Johannesburg – Margaret Fabris would see her husband’s killer before she fell asleep every night, then 12 years after the murder she saw his face for real staring out of a police line-up.
The identification of the alleged shooter is the breakthrough in a cold case that saw a procession of private investigators (PIs) come and go over a decade.
Now one investigator believes he has cracked the case after examining one of the clues left at the scene – the getaway car.
But the Fabris family and PI Christian Botha are concerned the case has stalled again, six months after the suspected killer was identified in a line-up at the Douglasdale police station.
Zlatko Fabris was shot dead on the night of May 9, 2005, at the Fabrz Hotel in Lonehill, Joburg, which he owned.
That night, according to Fabris, a couple had come to the hotel looking for a room.
“They wanted to be shown the room, went inside and locked the door. We told them they had to pay first. They then said they would have to go to the ATM in Fourways to get the money,” said Fabris.
They returned, accompanied by two men. “One of them said, ‘We are holding this place up, we want guns, jewellery and money’,” said Fabris.
It was then that her husband walked in. She believes he tried to draw a gun that he was carrying and was shot in the head.
The robbers then proceeded to pistol-whip and beat Fabris. She eventually was able to escape and run to neighbours for help.
But when the armed robbers tried to flee the scene, they discovered the gate would not open because they had pulled out all the cabling, believing it was a telephone line. They had to escape on foot, leaving their getaway car, a 1982 Toyota Corolla, behind.

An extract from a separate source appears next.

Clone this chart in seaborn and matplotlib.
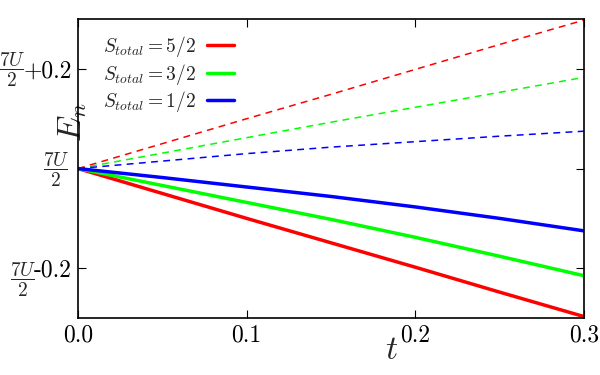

“This event has broken up our family,” said Zlatko Fabris, the slain man’s son. “It was bad police work from the start, a cellphone was even stolen from the scene. All I want is to clear my mother and this balls-up.”

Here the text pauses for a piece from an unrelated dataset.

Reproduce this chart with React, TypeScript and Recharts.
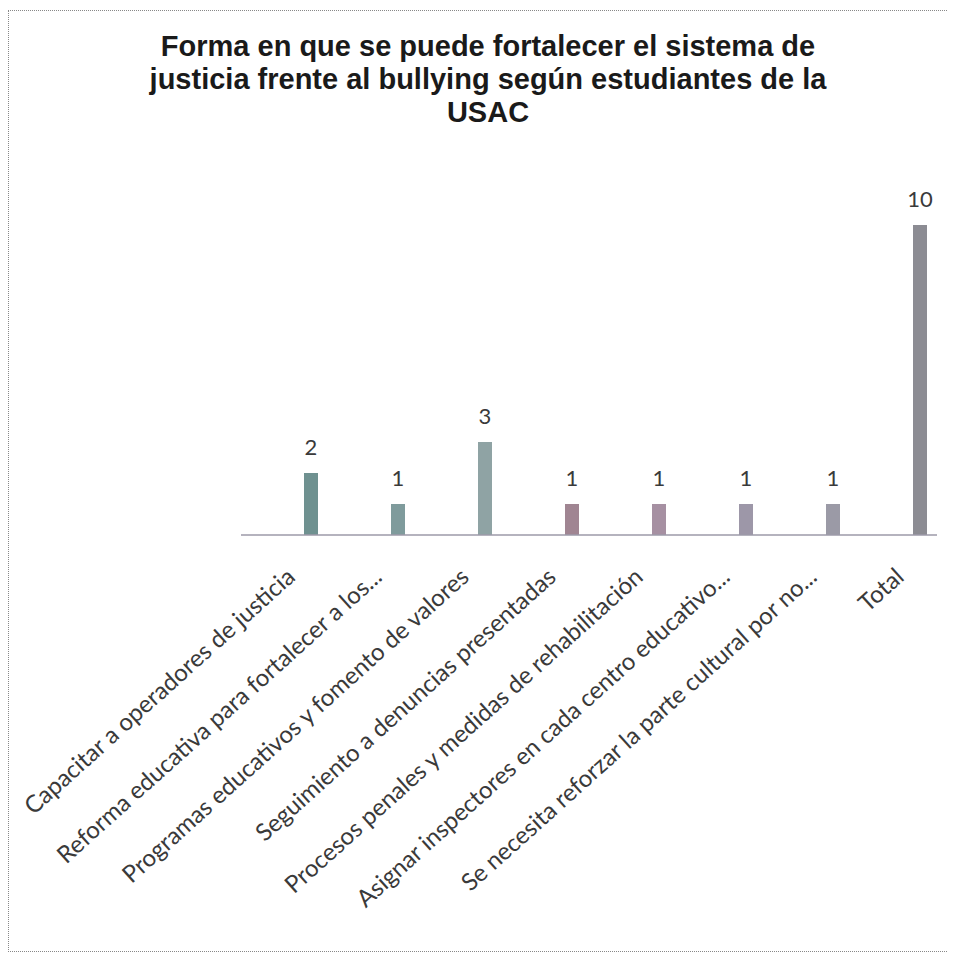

Some family members, said Fabris, have accused her of organising a hit on her husband. “The police investigated me. They looked at my credit cards. I came out clean.”
As the years went by, the family hired PIs. However, they always appeared to hit a brick wall in the investigation.
“My mother always said that she would be able to identify the shooter,” said Zlatko Fabris.
Two years ago Botha began working on the case; his mandate from the family was to identify the man who fired the fatal shot.
“Mrs Fabris told me every night when she went to bed, she would see her husband’s shooter,” he said.
She described the killer to Botha as an arrogant man who looked like EFF leader Julius Malema.
Botha decided to focus on the getaway car. Early in the probe it was discovered that the car had been hijacked near Alberton shortly before the robbery. Police had questioned the car owner and completed a background criminal check on him.
The police ruled him out as a suspect. But when Botha looked into the hijacking he noticed something odd. The hijacking was reported to the police the next day. Also the hijacking, explained Botha, was reported to have taken place on the R59 highway, half-an-hour before Zlatko Fabris was shot dead.
The case docket, said Botha, was missing from the Alberton police station.
Botha then discovered the suspect had been arrested for a business robbery in Joburg in 2013. He is out on bail.
“This was the trigger. I realised that this guy is not squeaky clean. I had to get a description of him.”
Botha tracked down his prime suspect’s former em- ployer. “You know what he tells me, the guy is very arrogant and looks like Julius Malema.”
It took Botha a year to organise an identity parade with the suspect included in the line-up. Fabris identified him as the shooter straight away, but now all has gone quiet. “I thought it was a massive breakthrough when we got him in an ID parade,” said Fabris.
Douglasdale police station spokesperson Sergeant Mpho More said after the ID parade the docket had been passed on to the senior state prosecutor. “It is at the courts now,” she said.
But for the Fabris family, it is more waiting. “This has fragmented our family. It is closure we want more than anything,” she said.